3. Key Contributions

• Identification of the "Corona" and "Buffer": The authors show that the bulk geometry can be partitioned into three distinct regions based on wavelength:
  1. The Corona ($C$): An asymptotic region (UV sector) that is common to all microstates of a given energy/momentum.
  2. The Buffer ($B$): An intermediate region that facilitates the purification of the UV sector.
  3. The Interior ($I$): The IR sector containing the complex, state-dependent degrees of freedom.
• Derivation of the Typical State Architecture: They prove that for a state to satisfy the holographic saturation of the Araki-Lieb inequality, it must take a specific mathematical form:
  $$|\psi\rangle = \left( \sum_i \sqrt{p_i} |\tilde{\chi}_i^I\rangle \otimes |\chi_i^L\rangle \right) \otimes |\phi\rangle^{KC} + \mathcal{O}(e^{-S_<})$$
  This shows that the UV sector ($|\phi\rangle$) is essentially a pure state determined only by conserved charges, while the complexity is sequestered in the entanglement between the interior and the buffer.
• Generalization of ETH: They demonstrate that their framework reproduces the standard ETH predictions for non-rotating black holes and extends them to rotating (non-zero angular momentum) thermal ensembles.

4. Results

• Exponential Suppression: The authors show that the "typicality" of the state (the extent to which it looks like a thermal ensemble) is protected by an exponentially suppressed factor $\mathcal{O}(e^{-S_<})$, where $S_<$ is the smaller of the left/right moving entropies.

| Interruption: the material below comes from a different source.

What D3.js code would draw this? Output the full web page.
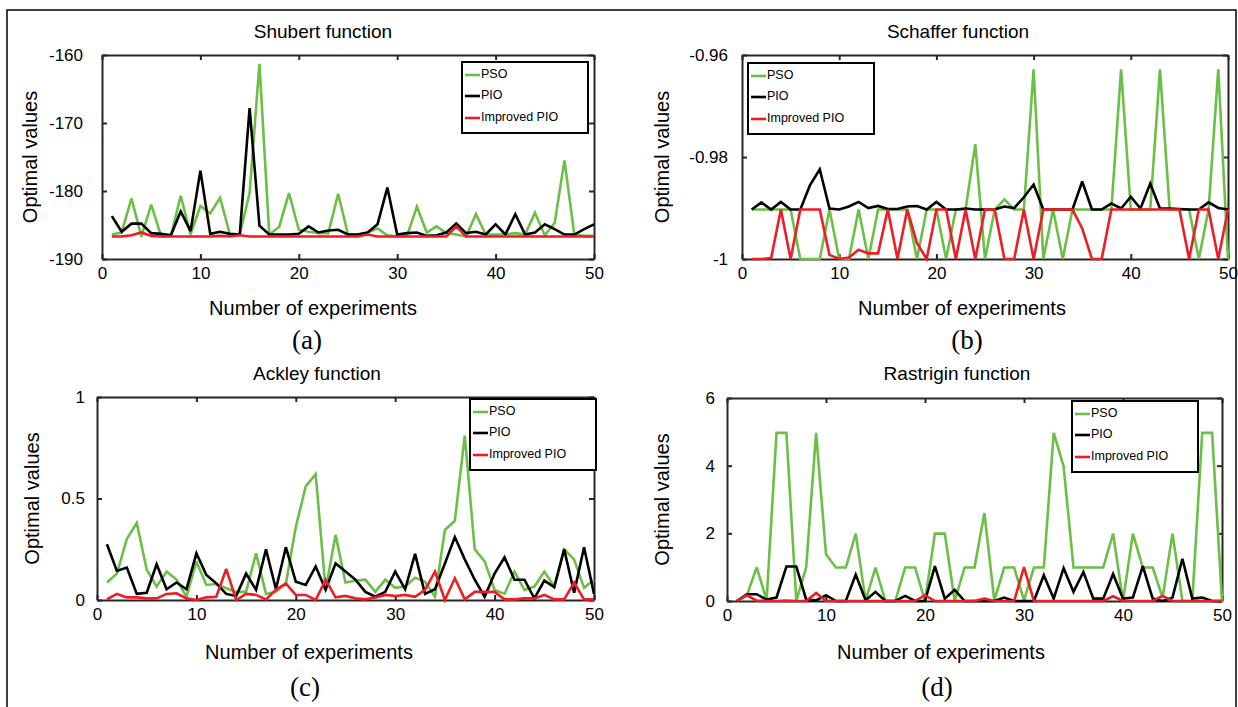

This suppression vanishes in the extremal limit ($S_< \to 0$).
• Correlation Decoupling: They find that in typical states, the classical and quantum correlations between the black hole interior and the corona are exponentially suppressed ($J(I|C) \approx D(I|C) \approx 0$), providing a rigorous basis for the emergence of an isolated asymptotic region.
• Scale Separation: They establish that $L_{UV}$ and $L_{IR}$ are determined solely by the energy $E$ and momentum $J$ of the black hole, confirming that the "architecture" of the state is a universal feature of the macrostate.

5. Significance

This work provides a bridge between quantum information theory and semi-classical gravity. Its significance lies in three areas:

1. Resolving Factorization Paradoxes: It provides a statistical explanation for why an asymptotic observer can treat the black hole as a separate system, even in a unitary theory where the total state is pure.
2. Microstate Modeling: The results offer constraints for microstate models (like the Fuzzball proposal). Specifically, it suggests that microstates must support "quantum hair" in the buffer region while remaining "quiet" in the corona.
3. Universality: By showing that the UV sector is determined by conserved charges up to exponentially small corrections, the paper reinforces the idea that the macroscopic properties of black holes are robust against the microscopic details of the underlying quantum gravity degrees of freedom.